It’s been a trope in science fiction for years: someday the computers will become self-aware and take over. But in 1993, the computer scientist and science fiction author Vernor Vinge wrote a serious academic paper in which he predicted that we were only a few decades away from that scenario, which he named “The Singularity.”
In science fiction, this usually turns out badly for the human race, but Vinge and a large cadre of influential minds in computing say what happens will be beyond anything Hollywood can imagine. Vinge tells Kurt Andersen that we shouldn’t see it as us against them: we just need to merge our brains with computers. “A slightly more human-centric terminology would be, we use them simply as amplifications of our own intelligence.” After that, the Singularitarians believe, progress will jump at warp speed — we’ll be able to cure diseases and solve the vexing problems of human life. When our bodies fail, we’ll upload our minds and live forever.
Vinge’s prediction inspired a cottage industry of Silicon Valley gurus to create the Singularity University, where you can spend $12,000 a week to hear lectures from Google’s director of engineering Ray Kurzweil and others on how to prepare for your bio-tech upgrade to super brilliance.

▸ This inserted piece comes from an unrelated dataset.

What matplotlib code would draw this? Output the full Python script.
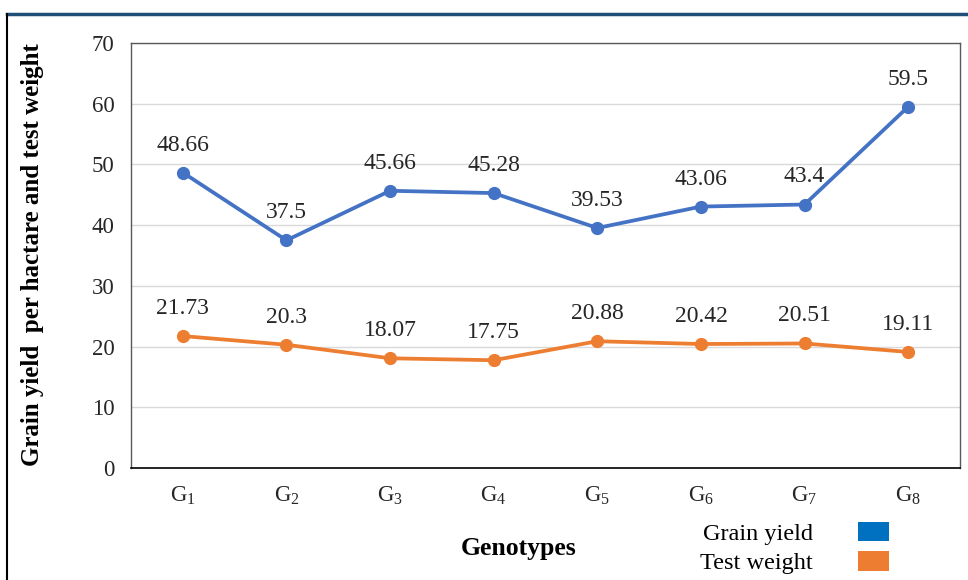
import matplotlib
matplotlib.use("Agg")
import matplotlib.pyplot as plt
from matplotlib.lines import Line2D
from matplotlib.patches import Patch

plt.rcParams['font.family'] = ['Liberation Serif', 'DejaVu Serif']
plt.rcParams['mathtext.fontset'] = 'custom'
plt.rcParams['mathtext.rm'] = 'Liberation Serif'
plt.rcParams['mathtext.it'] = 'Liberation Serif'

genotypes = [r'G$_{\mathrm{%d}}$' % i for i in range(1, 9)]
grain_yield = [48.66, 37.5, 45.66, 45.28, 39.53, 43.06, 43.4, 59.5]
test_weight = [21.73, 20.3, 18.07, 17.75, 20.88, 20.42, 20.51, 19.11]
yticks = [0, 10, 20, 30, 40, 50, 60, 70]

line_blue = '#4472C4'
line_orange = '#ED7D31'
patch_blue = '#0070C0'

W, H = 968, 580
fig = plt.figure(figsize=(W / 100, H / 100), dpi=100)
ax = fig.add_axes([131 / W, 1 - 468 / H, (960 - 131) / W, (468 - 43) / H])

x = list(range(len(genotypes)))
for vals, col in [(grain_yield, line_blue), (test_weight, line_orange)]:
    ax.plot(x, vals, color=col, lw=2.7, marker='o', ms=8.5, zorder=3,
            solid_capstyle='round')
    for xi, v in zip(x, vals):
        ax.annotate(f'{v:g}', (xi, v), xytext=(0, 22), textcoords='offset pixels',
                    ha='center', va='baseline', fontsize=17, color='#262626')

ax.set_xlim(-0.5, len(genotypes) - 0.5)
ax.set_ylim(0, 70)
ax.set_yticks(yticks)
ax.set_xticks(x)
ax.set_xticklabels(genotypes)
ax.tick_params(axis='both', length=0, labelsize=16.5, colors='#262626')
ax.tick_params(axis='y', pad=12)
ax.tick_params(axis='x', pad=12)
ax.grid(axis='y', color='#D9D9D9', lw=1)
ax.set_axisbelow(True)
for side in ['top', 'right', 'left']:
    ax.spines[side].set_color('#595959')
    ax.spines[side].set_linewidth(1)
ax.spines['bottom'].set_color('#000000')
ax.spines['bottom'].set_linewidth(1.2)

fig.text(33 / W, 1 - 255 / H, 'Grain yield  per hactare and test weight',
         rotation=90, ha='center', va='center', fontsize=18, fontweight='bold')
fig.text(519 / W, 1 - 548 / H, 'Genotypes', ha='center', va='center',
         fontsize=18.5, fontweight='bold')

handles = [Patch(facecolor=patch_blue, edgecolor='none'),
           Patch(facecolor=line_orange, edgecolor='none')]
fig.legend(handles, ['Grain yield', 'Test weight'], loc='upper left',
           bbox_to_anchor=(700 / W, 1 - 522 / H), frameon=False,
           markerfirst=False, fontsize=17.5, borderpad=0, borderaxespad=0,
           handlelength=1.3, handleheight=0.85, handletextpad=1.85,
           labelspacing=0.25)

# frame lines along the top and left edges
fig.add_artist(Line2D([7 / W, 1], [1 - 14 / H, 1 - 14 / H], color='#1F4E79',
                      lw=2.5, transform=fig.transFigure))
fig.add_artist(Line2D([7 / W, 7 / W], [0, 1 - 14 / H], color='#000000',
                      lw=1.5, transform=fig.transFigure))

fig.savefig('out.png', dpi=100)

But Vinge’s optimism is a bit more nuanced. “In a way I regard the situation that we’re facing here as scary because it is sort of the radical end point of optimism,” he says. This defense against death might not be the Heaven we imagine. “It’s what happens if you sit down and think seriously about wanting the things that humans and the human condition has always cried out for the most over millennia,” he argues. “If you think seriously about overcoming some of those barriers, and what that would mean, that actually is scary.”